The production of high quality articles, particularly electronic, tape, optical, photographic, photothermographic, thermographic, abrasives, adhesive, display, and pharmaceutical articles, oftentimes depends on the ability to reliably and uniformly apply a thin film of a coating solution onto a continuously moving substrate or web. Thin films can be applied using a variety of techniques, including dip coating, forward and reverse roll coating, wire wound rod coating, and die type coating. Die coaters include knife coaters, slot coaters, slide coaters, slide curtain coaters, drop die curtain coaters, and extrusion coaters among others. Many types of die coaters are described in the literature, such as by Edward Cohen and Edgar Gutoff, Modern Coating and Drying Technology (VCH Publishers: NY 1992, ISBN 3-527-28246-7), and Gutoff and Cohen, Coating and Drying Defects Troubleshooting Operating Problems (Wiley Interscience, NY, ISBN 0-471-59810-0), and Liquid Film Coating, (Chapman and Hall, Eds, NY, 1997, ISBN 0-142-06481-2
Die coating is a process whereby a pressurized stream of coating material is moved through an internal cavity or reservoir of a die coater and discharged from an applicator slot to form a ribbon of coating material.
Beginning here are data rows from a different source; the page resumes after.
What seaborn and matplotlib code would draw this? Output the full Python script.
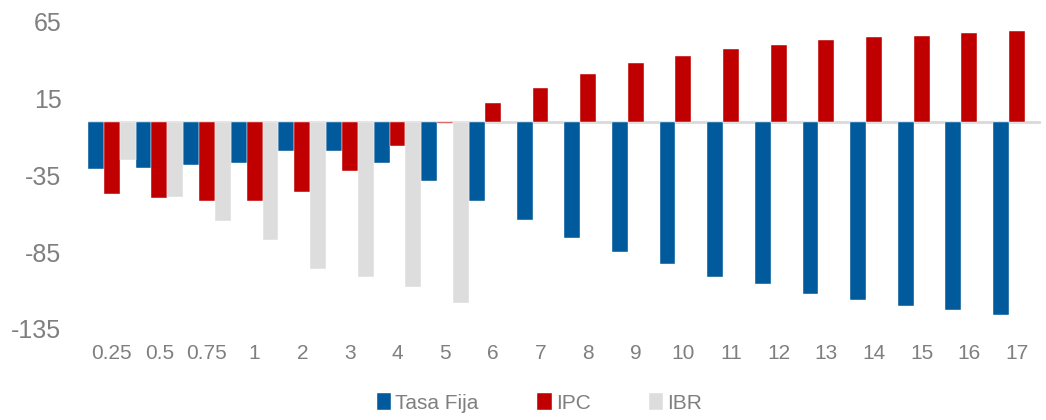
import numpy as np
import pandas as pd
import matplotlib
matplotlib.use("Agg")
import matplotlib.pyplot as plt
import seaborn as sns

# data
plazos = ["0.25", "0.5", "0.75", "1", "2", "3", "4", "5", "6", "7", "8",
          "9", "10", "11", "12", "13", "14", "15", "16", "17"]
tasa_fija = [-31, -30, -28, -27, -19, -19, -27, -39, -52, -64, -76,
             -85, -93, -101, -106, -112, -116, -120, -123, -126]
ipc = [-47, -50, -52, -52, -46, -32, -16, -1, 12, 22, 31,
       38, 43, 47, 50, 53, 55, 56, 58, 59]
ibr = [-25, -49, -65, -77, -96, -101, -108, -118] + [np.nan] * 12

series = ["Tasa Fija", "IPC", "IBR"]
colores = ["#005A9C", "#C00000", "#DDDDDD"]
y_ticks = [65, 15, -35, -85, -135]

data = pd.DataFrame({
    "plazo": plazos * 3,
    "valor": tasa_fija + ipc + ibr,
    "serie": [s for s in series for _ in plazos],
})

sns.set_theme(style="white")
plt.rcParams["font.family"] = ["Liberation Sans", "DejaVu Sans"]
plt.rcParams["axes.unicode_minus"] = False

fig = plt.figure(figsize=(10.46, 4.20), dpi=100)
ax = fig.add_axes([0.084, 0.217, 0.911, 0.731])

sns.barplot(data=data, x="plazo", y="valor", hue="serie", order=plazos,
            hue_order=series, palette=colores, saturation=1, width=1.0,
            ax=ax, linewidth=0.3, edgecolor="white", zorder=2)

ax.axhline(0, color="#D9D9D9", lw=2, zorder=1)

ax.set_xlim(-0.5, len(plazos) - 0.5)
ax.set_ylim(-135, 65)
ax.set_yticks(y_ticks)
ax.set_xlabel("")
ax.set_ylabel("")
sns.despine(ax=ax, left=True, bottom=True)
ax.tick_params(axis="y", length=0, pad=19, labelsize=18, labelcolor="#7F7F7F")
ax.tick_params(axis="x", length=0, pad=11, labelsize=15, labelcolor="#7F7F7F")

sns.move_legend(ax, "lower center", bbox_to_anchor=(0.474, -0.335), ncol=3,
                title=None, frameon=False, fontsize=15, labelcolor="#7F7F7F",
                handlelength=0.7, handleheight=0.9, handletextpad=0.2,
                columnspacing=2.8)

fig.savefig("out.png", dpi=100)
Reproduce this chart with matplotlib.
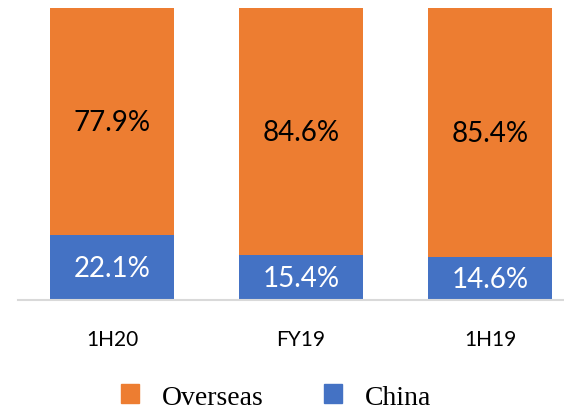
import matplotlib.pyplot as plt
from matplotlib.patches import Patch

periods = ['1H20', 'FY19', '1H19']
china = [22.1, 15.4, 14.6]
overseas = [77.9, 84.6, 85.4]

orange = '#ED7D31'
blue = '#4472C4'

fig = plt.figure(figsize=(5.64, 4.10), dpi=100)
ax = fig.add_axes([17.5 / 564, 109 / 410, 567 / 564, 292 / 410])

x = range(len(periods))
ax.bar(x, china, width=0.66, color=blue)
ax.bar(x, overseas, width=0.66, bottom=china, color=orange)

for i in x:
    ax.text(i, china[i] / 2, f'{china[i]:.1f}%', ha='center', va='center',
            color='white', fontsize=20, family='Lato')
    ax.text(i, china[i] + overseas[i] / 2, f'{overseas[i]:.1f}%', ha='center',
            va='center', color='black', fontsize=20, family='Lato')

ax.set_xlim(-0.5, 2.5)
ax.set_ylim(0, 100)
ax.set_yticks([])
ax.set_xticks(list(x))
ax.set_xticklabels(periods, fontsize=15, family='Lato')
ax.tick_params(axis='x', length=0, pad=21)
for s in ['top', 'right', 'left']:
    ax.spines[s].set_visible(False)
ax.spines['bottom'].set_color('#D9D9D9')
ax.spines['bottom'].set_linewidth(1.5)

handles = [Patch(color=orange, label='Overseas'), Patch(color=blue, label='China')]
fig.legend(handles=handles, loc='center', bbox_to_anchor=(276 / 564, 12 / 410),
           ncol=2, frameon=False, prop={'family': 'Liberation Serif', 'size': 20},
           handlelength=0.65, handleheight=0.65, handletextpad=0.8, columnspacing=2.2,
           borderpad=0)

fig.savefig('out.png', dpi=100)
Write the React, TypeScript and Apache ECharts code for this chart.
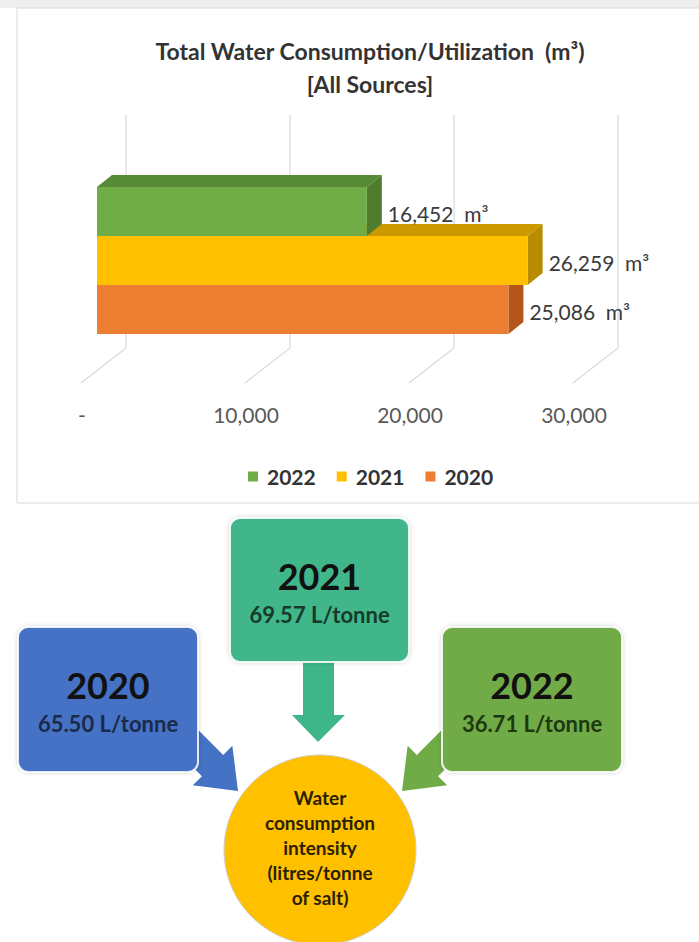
import React, { useEffect, useRef } from "react";
import * as echarts from "echarts";

// ---- data ----
const years = ["2020", "2021", "2022"];
const consumptionM3 = [25086, 26259, 16452];
const legendOrder = ["2022", "2021", "2020"];
const xTicks = [0, 10000, 20000, 30000];
const xTickLabels = ["-", "10,000", "20,000", "30,000"];
const intensityYears = ["2020", "2021", "2022"];
const intensityLPerTonne = [65.5, 69.57, 36.71];
const titleLines = ["Total Water Consumption/Utilization  (m\u00B3)", "[All Sources]"];
const circleLines = ["Water", "consumption", "intensity", "(litres/tonne", "of salt)"];

// ---- styles ----
const FONT = "Lato, 'Open Sans', sans-serif";
const frontColors = ["#ED7D31", "#FFC000", "#70AD47"];
const topColors = ["#C8641F", "#CC9A00", "#578A37"];
const sideColors = ["#B4561A", "#B98B00", "#4E7D30"];
const boxColors = ["#4472C4", "#3FB68A", "#6FAB46"];
const boxValueColors = ["#1B2A4A", "#163B2A", "#1E3811"];

export default function App() {
  const ref = useRef<HTMLDivElement>(null);

  useEffect(() => {
    if (!ref.current) return;
    const chart = echarts.init(ref.current, undefined, { renderer: "svg" });
    const DX = 15;
    const DY = -12;

    const barSeries = years.map((yr, i) => ({
      type: "custom",
      name: yr,
      xAxisIndex: 1,
      yAxisIndex: 1,
      itemStyle: { color: frontColors[i] },
      data: [[consumptionM3[i], i]],
      renderItem: (params: any, api: any) => {
        const v = api.value(0);
        const c = api.value(1);
        const p0 = api.coord([0, c]);
        const p1 = api.coord([v, c]);
        const band = api.size([0, 1])[1];
        const x0 = p0[0];
        const x1 = p1[0];
        const yT = p1[1] - band / 2;
        const yB = p1[1] + band / 2;
        return {
          type: "group",
          children: [
            {
              type: "polygon",
              shape: { points: [[x0, yT], [x0 + DX, yT + DY], [x1 + DX, yT + DY], [x1, yT]] },
              style: { fill: topColors[i] },
            },
            {
              type: "polygon",
              shape: { points: [[x1, yT], [x1 + DX, yT + DY], [x1 + DX, yB + DY], [x1, yB]] },
              style: { fill: sideColors[i] },
            },
            {
              type: "rect",
              shape: { x: x0, y: yT, width: x1 - x0, height: yB - yT },
              style: { fill: frontColors[i] },
            },
            {
              type: "text",
              z2: 100,
              style: {
                text: v.toLocaleString("en-US") + "  m\u00B3",
                x: x1 + 21,
                y: (yT + yB) / 2 + 2,
                align: "left",
                verticalAlign: "middle",
                fill: "#3a3a3a",
                font: `21px ${FONT}`,
              },
            },
          ],
        };
      },
    }));

    const gridSeries = {
      type: "custom",
      name: "grid",
      xAxisIndex: 0,
      yAxisIndex: 0,
      silent: true,
      z: 1,
      data: xTicks.map((t) => [t, 0]),
      renderItem: (params: any, api: any) => {
        const cs = params.coordSys;
        const px = api.coord([api.value(0), 0])[0];
        const top = cs.y;
        const bottom = cs.y + cs.height;
        return {
          type: "polyline",
          shape: { points: [[px, top], [px, bottom], [px - 45, bottom + 35]] },
          style: { stroke: "#d9d9d9", lineWidth: 1.2, fill: "none" },
        };
      },
    };

    const boxes = [
      { x: 18, y: 627, w: 180, h: 145 },
      { x: 230, y: 518, w: 179, h: 144 },
      { x: 442, y: 627, w: 180, h: 145 },
    ];

    const arrowPts = [[0, 0], [-36, -28], [-36, -15], [-80, -15], [-80, 15], [-36, 15], [-36, 28]];

    const graphics: any[] = [
      { type: "rect", z: -10, shape: { x: 0, y: 0, width: 699, height: 8 }, style: { fill: "#eeeeee" } },
      {
        type: "rect",
        z: -10,
        shape: { x: 17, y: 8, width: 700, height: 495 },
        style: { fill: "#ffffff", stroke: "#d9d9d9", lineWidth: 1 },
      },
      // arrows
      {
        type: "polygon",
        z: 1,
        shape: { points: [[303, 655], [334, 655], [334, 715], [345, 715], [318, 742], [292, 715], [303, 715]] },
        style: { fill: boxColors[1] },
      },
      {
        type: "polygon",
        z: 1,
        x: 238,
        y: 791,
        rotation: -Math.PI / 4,
        shape: { points: arrowPts },
        style: { fill: boxColors[0] },
      },
      {
        type: "polygon",
        z: 1,
        x: 402,
        y: 791,
        rotation: (-3 * Math.PI) / 4,
        shape: { points: arrowPts },
        style: { fill: boxColors[2] },
      },
      // circle
      {
        type: "ellipse",
        z: 1,
        shape: { cx: 320, cy: 850, rx: 96, ry: 95 },
        style: { fill: "#FFC000", stroke: "#cfcfcf", lineWidth: 1 },
      },
      {
        type: "text",
        z: 3,
        style: {
          text: circleLines.join("\n"),
          x: 320,
          y: 847,
          align: "center",
          verticalAlign: "middle",
          lineHeight: 25,
          fill: "#2A2100",
          font: `bold 19px ${FONT}`,
        },
      },
    ];

    intensityYears.forEach((yr, i) => {
      const b = boxes[i];
      graphics.push({
        type: "rect",
        z: 2,
        shape: { x: b.x, y: b.y, width: b.w, height: b.h, r: 10 },
        style: {
          fill: boxColors[i],
          stroke: "rgba(255,255,255,0.85)",
          lineWidth: 2,
          shadowBlur: 4,
          shadowColor: "rgba(0,0,0,0.18)",
        },
      });
      graphics.push({
        type: "text",
        z: 3,
        style: {
          text: yr,
          x: b.x + b.w / 2,
          y: b.y + 58,
          align: "center",
          verticalAlign: "middle",
          fill: "#111111",
          font: `bold 36px ${FONT}`,
        },
      });
      graphics.push({
        type: "text",
        z: 3,
        style: {
          text: intensityLPerTonne[i].toFixed(2) + " L/tonne",
          x: b.x + b.w / 2,
          y: b.y + 96,
          align: "center",
          verticalAlign: "middle",
          fill: boxValueColors[i],
          font: `bold 22px ${FONT}`,
        },
      });
    });

    const hiddenCat = (gridIndex: number) => ({
      type: "category",
      gridIndex,
      data: years,
      show: false,
    });

    chart.setOption({
      animation: false,
      backgroundColor: "#ffffff",
      title: {
        text: titleLines.join("\n"),
        left: 365,
        top: 29,
        textAlign: "center",
        textStyle: {
          fontFamily: FONT,
          fontSize: 23,
          fontWeight: "bold",
          color: "#333333",
          lineHeight: 33,
        },
      },
      legend: {
        data: legendOrder,
        top: 461,
        left: 243,
        icon: "rect",
        itemWidth: 10,
        itemHeight: 10,
        itemGap: 21,
        textStyle: {
          fontFamily: FONT,
          fontSize: 21,
          fontWeight: "bold",
          color: "#333333",
          padding: [0, 0, 0, 4],
        },
      },
      grid: [
        { left: 126, top: 115, width: 492, height: 233 },
        { left: 97, top: 187, width: 492, height: 147 },
        { left: 82, top: 380, width: 492, height: 3 },
      ],
      xAxis: [
        { type: "value", gridIndex: 0, min: 0, max: 30000, interval: 10000, show: false },
        { type: "value", gridIndex: 1, min: 0, max: 30000, interval: 10000, show: false },
        {
          type: "value",
          gridIndex: 2,
          min: 0,
          max: 30000,
          interval: 10000,
          axisLine: { show: false },
          axisTick: { show: false },
          splitLine: { show: false },
          axisLabel: {
            margin: 21,
            fontFamily: FONT,
            fontSize: 21,
            color: "#595959",
            formatter: (val: number) => {
              const k = xTicks.indexOf(val);
              return k >= 0 ? xTickLabels[k] : "";
            },
          },
        },
      ],
      yAxis: [hiddenCat(0), hiddenCat(1), hiddenCat(2)],
      series: [gridSeries, ...barSeries],
      graphic: graphics,
    });

    return () => chart.dispose();
  }, []);

  return (
    <div
      ref={ref}
      style={{ position: "fixed", left: 0, top: 0, width: 699, height: 942 }}
    />
  );
}
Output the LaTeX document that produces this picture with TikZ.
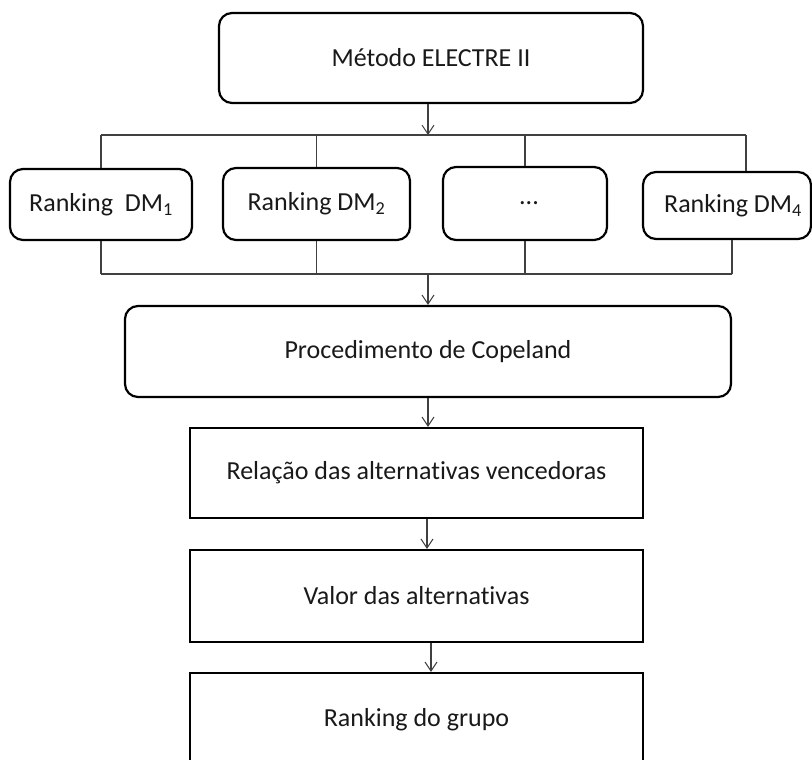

As mentioned previously, it is important that the applied coating, i.e., the ribbon, exhibit uniformity. By “uniformity,” it is meant that the applied coating should measure substantially the same thickness throughout the ribbon. Uniformity of the applied coating is especially important for products used in critical optical or electronic applications. (Coatings can be applied as a single layer or as two or more superimposed layers upon a substrate. Although it is usually most convenient for the substrate to be in the form of a continuous web, a substrate may also be formed as a succession of discrete sheets.) The uniformity of the coating layer is influenced by the precision of the geometry of the coating slot through which the coating layer (or extrudate) passes.
All die coaters have at least one slot. Each slot has a slot length corresponding to the cross-sectional width of the applied coating, a slot width corresponding to the distance from the internal cavity to the exit of the slot, and a slot height, which is the narrow dimension of the slot between the two parallel surfaces defining the slot, itself. One of the fundamental problems associated with die type coaters is the ability to accomplish a uniform flow per unit width across the entire length of the slot of the die. A fundamental issue in attaining this uniformity of the flow, and thus the critical uniformity of the applied coating, is the ability to construct a die with the best possible precision of the die slot “height” (e.g., a uniform die slot “height” across the entire width of the slot).
It is desirable to construct an applicator slot that exhibits a constant height across the entire length of the slot. Any variation in the slot die height degrades the uniformity of the applied coating discharged therefrom. The uniformity of an applicator slot height is a function of, amongst other things, the geometry of the two halves of the die forming the applicator slot. It is therefore desirable to understand the influence of geometric choices concerning the two halves of the die upon the expected uniformity of the applicator slot height.